Marchés de gré à gré, les copains d'abord?
Lundi 29/06/2009 | Posté par Nadia Moulaï
Depuis le 19 décembre 2008, les collectivités ne sont plus soumises à concurrence pour toutes les commandes inférieures à 20 000 euros. C’est ce qu’on appelle les « marchés de gré à gré ». Destinée à soutenir les PME, la mesure ne fait pas l’unanimité auprès des patrons de banlieue. Certains dénoncent même un système opaque fondé sur le copinage.
Relancer l’économie en dispensant les collectivités de tout appel d’offre en dessous de 20 000 euros de commande. C’est l’une des mesures clés du plan de Sarkozy pour nous sortir de la crise. Décrétée en décembre dernier, elle vise à soutenir les PME en leur ouvrant des marchés locaux. Mais six mois après, où en est- on ? Sur la question, Adoum Djibrine- Peterman, Co-dirigeant d’Inxeoz et président de la Nouvelle PME, une association dédiée aux entrepreneurs des quartiers, a un avis plutôt tranché. «A la base, le gré à gré a été mis en place car les collectivités se plaignaient de ne pouvoir faire travailler les entreprises de leur tissu économique. » Or, « on a le sentiment d’une vaste fumisterie. » poursuit- il.
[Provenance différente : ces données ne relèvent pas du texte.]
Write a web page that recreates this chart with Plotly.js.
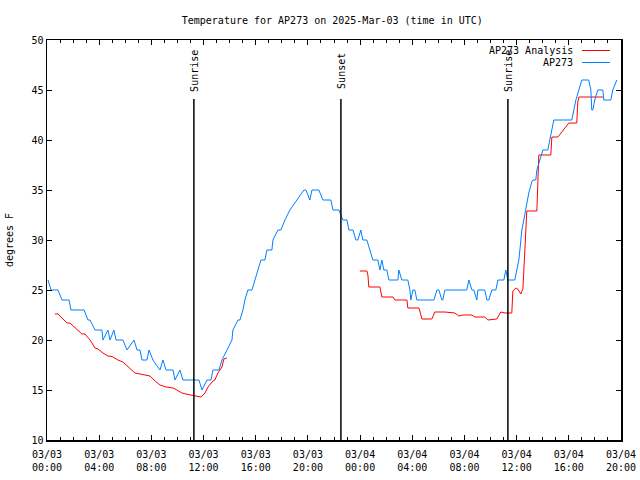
<!DOCTYPE html>
<html>
<head>
<meta charset="utf-8">
<script src="https://cdn.plot.ly/plotly-3.0.1.min.js"></script>
<style>html,body{margin:0;padding:0;background:#fff}#chart{width:640px;height:480px}</style>
</head>
<body>
<div id="chart"></div>
<script>
// Hours since 2025-03-03 00:00 UTC
var obsHours = [0.08,0.31,0.84,1.15,1.69,1.84,2.84,3.14,3.30,3.68,4.21,4.29,4.67,4.83,5.13,5.29,5.82,6.13,6.67,6.90,7.13,7.28,7.66,7.82,8.12,8.66,8.89,9.12,9.66,9.81,10.19,10.42,11.65,11.88,12.26,12.57,12.72,13.18,13.41,13.79,14.18,14.25,14.64,14.79,15.02,15.17,15.40,15.71,15.94,16.17,16.40,16.70,16.86,17.24,17.32,17.70,17.93,18.24,18.62,19.16,19.69,19.85,20.15,20.31,20.84,21.15,21.76,21.92,22.38,22.68,22.99,23.14,23.45,23.68,23.83,24.06,24.21,24.52,24.75,24.98,25.36,25.52,25.67,25.82,26.05,26.21,26.90,26.97,27.20,27.66,27.82,27.89,28.05,28.20,28.35,29.66,29.89,30.04,30.27,30.34,30.50,32.18,32.34,32.57,32.72,32.95,33.03,33.56,33.72,33.87,34.10,34.41,34.56,35.02,35.17,35.33,35.86,36.02,36.17,36.25,36.32,36.40,36.55,36.70,36.86,36.93,37.16,37.24,37.47,37.55,37.78,38.01,38.39,38.54,38.70,38.85,40.23,40.38,40.54,40.77,41.00,41.53,41.69,41.76,41.84,41.99,42.22,42.61,42.68,43.22,43.37,43.68];
var obsTemp = [26,25,25,24,24,23,23,22,22,21,21,20,21,20,21,20,20,19,20,19,19,18,18,19,18,17,18,17,17,16,17,16,16,15,16,16,17,17,18,19,20,21,22,22,23,24,25,25,26,27,28,28,29,29,30,31,31,32,33,34,35,35,34,35,35,34,34,33,33,32,32,31,31,30,30,31,30,30,29,28,28,27,28,27,27,26,26,27,26,26,25,24,25,25,24,24,25,25,24,24,25,25,26,25,25,24,25,25,24,24,25,25,26,26,27,26,26,27,28,29,30,31,32,33,34,34.7,35.8,36,36,37,38,39,39,40,41,42,42,43,44,45,46,46,45,43,43,44,45,45,44,44,45,46];

var anaHours = [0.61,0.84,1.15,1.53,1.76,2.15,2.68,2.91,3.30,3.68,3.91,4.29,4.67,4.98,5.44,5.82,6.21,6.74,7.13,7.59,7.89,8.28,8.66,9.12,9.66,9.96,10.34,10.65,11.11,11.42,11.80,12.11,12.34,12.72,12.87,13.10,13.41,13.56,13.79,
  18.0,
  23.98,24.52,24.60,24.67,25.52,25.67,26.51,26.67,27.59,27.66,28.51,28.74,29.50,29.73,30.50,31.26,31.57,31.88,32.57,32.80,33.56,33.79,34.48,34.79,35.10,35.63,35.71,35.94,36.09,36.32,36.48,36.55,36.70,36.78,37.55,37.62,37.70,38.62,38.70,39.16,40.00,40.61,40.69,40.77,42.61];
var anaTemp = [22.6,22.6,22.2,21.7,21.7,21.2,20.6,20.6,20.0,19.2,19.1,18.7,18.4,18.35,18.0,17.8,17.3,16.7,16.6,16.5,16.4,15.9,15.5,15.3,15.2,15.0,14.7,14.6,14.5,14.4,14.3,14.7,15.3,15.9,16.0,16.7,17.3,18.1,18.2,
  null,
  26.9,26.9,26.5,25.3,25.3,24.3,24.3,24.0,24.0,23.2,23.2,22.1,22.1,22.8,22.8,22.7,22.4,22.5,22.5,22.3,22.3,22.0,22.1,22.8,22.7,22.7,24.9,25.2,25.1,24.6,25.1,27.2,31.8,32.9,32.9,37,38.5,38.5,40.3,40.3,41.7,41.7,43.8,44.3,44.3];

var sunEventHours = [11.26, 22.53, 35.33];
var sunEventLabels = ["Sunrise", "Sunset", "Sunrise"];

var tickHours = [0,4,8,12,16,20,24,28,32,36,40,44];
var tickLabels = ["03/03<br>00:00","03/03<br>04:00","03/03<br>08:00","03/03<br>12:00","03/03<br>16:00","03/03<br>20:00",
                  "03/04<br>00:00","03/04<br>04:00","03/04<br>08:00","03/04<br>12:00","03/04<br>16:00","03/04<br>20:00"];

var seriesNames = ["AP273 Analysis", "AP273"];
var seriesColors = ["#ff0000", "#0080ff"];

function pad(n){return (n<10?"0":"")+n;}
function toDate(h){
  var d = new Date(Date.UTC(2025,2,3) + Math.round(h*3600)*1000);
  return d.getUTCFullYear()+"-"+pad(d.getUTCMonth()+1)+"-"+pad(d.getUTCDate())+" "+pad(d.getUTCHours())+":"+pad(d.getUTCMinutes())+":"+pad(d.getUTCSeconds());
}

var FONT = "DejaVu Sans Mono, Liberation Mono, monospace";

var traces = [
  {x: anaHours.map(toDate), y: anaTemp, type: "scatter", mode: "lines", name: seriesNames[0],
   line: {color: seriesColors[0], width: 1}, connectgaps: false, showlegend: false},
  {x: obsHours.map(toDate), y: obsTemp, type: "scatter", mode: "lines", name: seriesNames[1],
   line: {color: seriesColors[1], width: 1}, showlegend: false}
];

var shapes = [];
var annotations = [];
sunEventHours.forEach(function(h, i){
  shapes.push({type: "line", xref: "x", yref: "paper", x0: toDate(h), x1: toDate(h), y0: 0, y1: 0.8525,
               line: {color: "black", width: 1.5}});
  annotations.push({xref: "x", yref: "paper", x: toDate(h), y: 0.9225, text: sunEventLabels[i],
                    textangle: -90, showarrow: false, xanchor: "center", yanchor: "middle",
                    font: {family: FONT, size: 10, color: "black"}});
});

// Legend (gnuplot style: text right-aligned, sample line at right)
var legendY = [1 - 10.5/400, 1 - 22.5/400];
seriesNames.forEach(function(name, i){
  annotations.push({xref: "paper", yref: "paper", x: (575-47)/574, y: legendY[i], text: name,
                    showarrow: false, xanchor: "right", yanchor: "middle",
                    font: {family: FONT, size: 10, color: "black"}});
  shapes.push({type: "line", xref: "paper", yref: "paper", x0: (582-47)/574, x1: (610-47)/574,
               y0: legendY[i], y1: legendY[i], line: {color: seriesColors[i], width: 1}});
});

var layout = {
  width: 640, height: 480,
  margin: {l: 47, r: 19, t: 40, b: 40},
  paper_bgcolor: "white", plot_bgcolor: "white",
  font: {family: FONT, size: 10, color: "black"},
  title: {text: "Temperature for AP273 on 2025-Mar-03 (time in UTC)", x: 0.497, xref: "paper",
          y: 1 - 20.5/480, yanchor: "middle", font: {family: FONT, size: 10, color: "black"}},
  xaxis: {
    type: "date",
    range: [toDate(0), toDate(44)],
    tickvals: tickHours.map(toDate), ticktext: tickLabels,
    ticks: "inside", ticklen: 5, tickwidth: 1, tickcolor: "black",
    minor: {dtick: 3600000, ticks: "inside", ticklen: 3, tickwidth: 1, tickcolor: "black", showgrid: false},
    showline: true, linecolor: "black", linewidth: 1.5, mirror: "allticks",
    showgrid: false, zeroline: false,
    ticklabelstandoff: 4,
    tickfont: {family: FONT, size: 10, color: "black"},
    fixedrange: true
  },
  yaxis: {
    range: [10, 50], dtick: 5, tick0: 10,
    ticks: "inside", ticklen: 5, tickwidth: 1, tickcolor: "black",
    showline: true, linecolor: "black", linewidth: 1.5, mirror: "allticks",
    showgrid: false, zeroline: false,
    tickfont: {family: FONT, size: 10, color: "black"},
    title: {text: "degrees F", font: {family: FONT, size: 10, color: "black"}, standoff: 16},
    fixedrange: true
  },
  shapes: shapes,
  annotations: annotations,
  showlegend: false
};

Plotly.newPlot("chart", traces, layout, {staticPlot: true, displayModeBar: false});
</script>
</body>
</html>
Alléger le Code des marchés publics serait donc contre- productif… La raison ? En dispensant les collectivités de toute publicité ou mise en concurrence pour des achats ou services inférieurs à 20 000 euros ht, les transactions perdent en transparence. D’après Alexandre George, directeur de Migration Conseil, une agence spécialisée dans le droit des étrangers à Montreuil, « augmenter le seuil des marchés de gré à gré à 20 000 euros devait théoriquement favoriser leur accessibilité pour les petites entreprises, dont celles de banlieues. Mais dans les faits, on note une certaine perversion, car ce système a au contraire contribué à obscurcir encore davantage la situation ». Du coup, l’incompréhension et le sentiment d’être mis de côté par les collectivités prédominent auprès de ces patrons implantés dans les quartiers. « Elles ne jouent pas le jeu. On nous utilise pour communiquer sur la diversité, sur l’action citoyenne dans un territoire. On fait mine de nous donner notre chance mais au final la part du gâteau est jalousement gardée ! » renchérit Adoum Djibrine-Peterman. D’autant que ces entreprises souvent ont fait leurs preuves.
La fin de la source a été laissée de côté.